Al finalizar la función, las actrices se tomaron de las manos, llenas de emoción y orgullo, para hacer una reverencia. El público aplaudió con fuerza, sabíamos que todo había salido bien. Fue un momento sublime, de validación personal y empoderamiento, que selló un aprendizaje experiencial.

 

Cuando finalizamos la obra, Paz, trabajadora de la Unidad Penal, nos escribió: “Tremenda y mágica experiencia para sanar dolores colectivos, volver a querernos, reconocernos y apoyarnos”.

 

Yara, actriz participante del taller comentó: "Adquirí disciplina y conocimiento, las cuales tomo como herramientas para mi desarrollo personal y mayormente artístico".

 

Santiago, otra participante del taller, escribió: "Fue emotivo ver la unión entre mis compañeras a pesar de las discordias, todas fuimos una”.

 

Aunque el taller solo duró una semana, su impacto fue importante: en las participantes, en la comunidad penal y en las familias.
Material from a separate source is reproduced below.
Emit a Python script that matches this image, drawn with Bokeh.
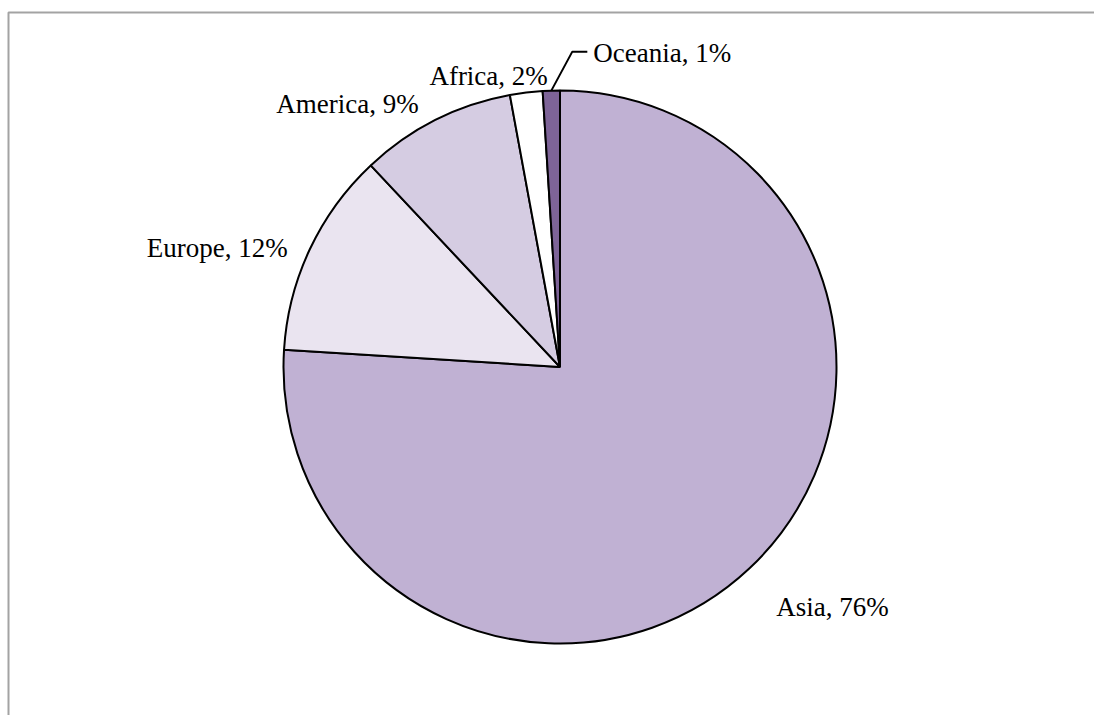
import math
from bokeh.plotting import figure
from bokeh.models import Range1d, BoxAnnotation, ColumnDataSource
from bokeh.core.properties import value
from bokeh.embed import file_html
from bokeh.resources import INLINE

# ---- data ----
regions = ["Asia", "Europe", "America", "Africa", "Oceania"]
shares = [76.0, 12.0, 9.1, 1.9, 1.0]
labels = ["Asia, 76%", "Europe, 12%", "America, 9%", "Africa, 2%", "Oceania, 1%"]
colors = ["#C0B1D3", "#EAE4F0", "#D5CCE2", "#FFFFFF", "#7E6498"]

W, H = 1094, 715
p = figure(width=W, height=H, output_backend="svg", toolbar_location=None,
           x_range=Range1d(0, W), y_range=Range1d(0, H), min_border=0)
p.axis.visible = False
p.grid.visible = False
p.outline_line_color = None
p.background_fill_color = "white"
p.border_fill_color = "white"

# frame
p.add_layout(BoxAnnotation(left=8, right=W + 50, top=H - 12, bottom=-50,
                           fill_color=None, fill_alpha=0, line_color="#A3A3A3",
                           line_alpha=1.0, line_width=2))

cx, cy, R = 559.5, H - 366.5, 276.5
total = sum(shares)
starts, ends, mids = [], [], []
cum = 0.0
for s in shares:
    a0 = math.pi / 2 - 2 * math.pi * cum / total
    cum += s
    a1 = math.pi / 2 - 2 * math.pi * cum / total
    starts.append(a0)
    ends.append(a1)
    mids.append((a0 + a1) / 2)

src = ColumnDataSource(dict(region=regions, start=starts, end=ends, color=colors))
p.wedge(x=cx, y=cy, radius=R, start_angle="start", end_angle="end",
        direction="clock", fill_color="color", line_color="black",
        line_width=2, source=src)

# label layout (alignment and pixel nudges relative to a point at 1.1 R)
aligns = ["left", "right", "right", "right", "left"]
nudges = [(8, -18), (3, -11), (-4, -8), (25, -11), (0, 0)]
lx, ly = [], []
for i, m in enumerate(mids):
    ax = cx + 1.1 * R * math.cos(m)
    ay = cy + 1.1 * R * math.sin(m)
    lx.append(ax + nudges[i][0])
    ly.append(ay + nudges[i][1])

# Oceania leader line
m = mids[4]
ex, ey = cx + R * math.cos(m), cy + R * math.sin(m)
elx, ely = ex + 21, ey + 39
p.line([ex, elx, elx + 15], [ey, ely, ely], line_color="black", line_width=2)
lx[4] = elx + 21
ly[4] = ely - 1

lsrc = ColumnDataSource(dict(x=lx, y=ly, text=labels, align=aligns))
p.text(x="x", y="y", text="text", text_align="align", text_baseline="alphabetic",
       text_font=value("Liberation Serif"), text_font_size="27px",
       text_color="black", source=lsrc)

open("out.html", "w").write(file_html(p, INLINE))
Internas y gendarmes nos comentaron que era la primera vez que todo el módulo trabajaba en un mismo proyecto. Donde antes había distancia, ahora había miradas nuevas, confianza y cuidado.

 

Creo firmemente que las intervenciones teatrales en contextos de encierro también contribuyen a la seguridad pública. Una persona que se reconecta con su humanidad, que resignifica su historia, que disminuye el consumo de drogas para actuar con disciplina, que ve a su compañera como aliada y no como amenaza, y siente que esa adrenalina que antaño le acompañó delinquiendo, ahora la sostiene para salir a un escenario donde su familia espera para aplaudirle; esa persona podría comenzar a tomar nuevas decisiones que aporten a una sociedad más amable y compasiva.

 

Cierro reafirmando mi compromiso con la promoción del Teatro Aplicado como herramienta que aporta a la transformación social y personal. Invito a las instituciones, a personas que inciden en políticas públicas, artistas, educadores, interventores y a la sociedad civil en general, a valorar, respaldar y ampliar estas prácticas que enriquecen vidas y fortalecen el tejido social.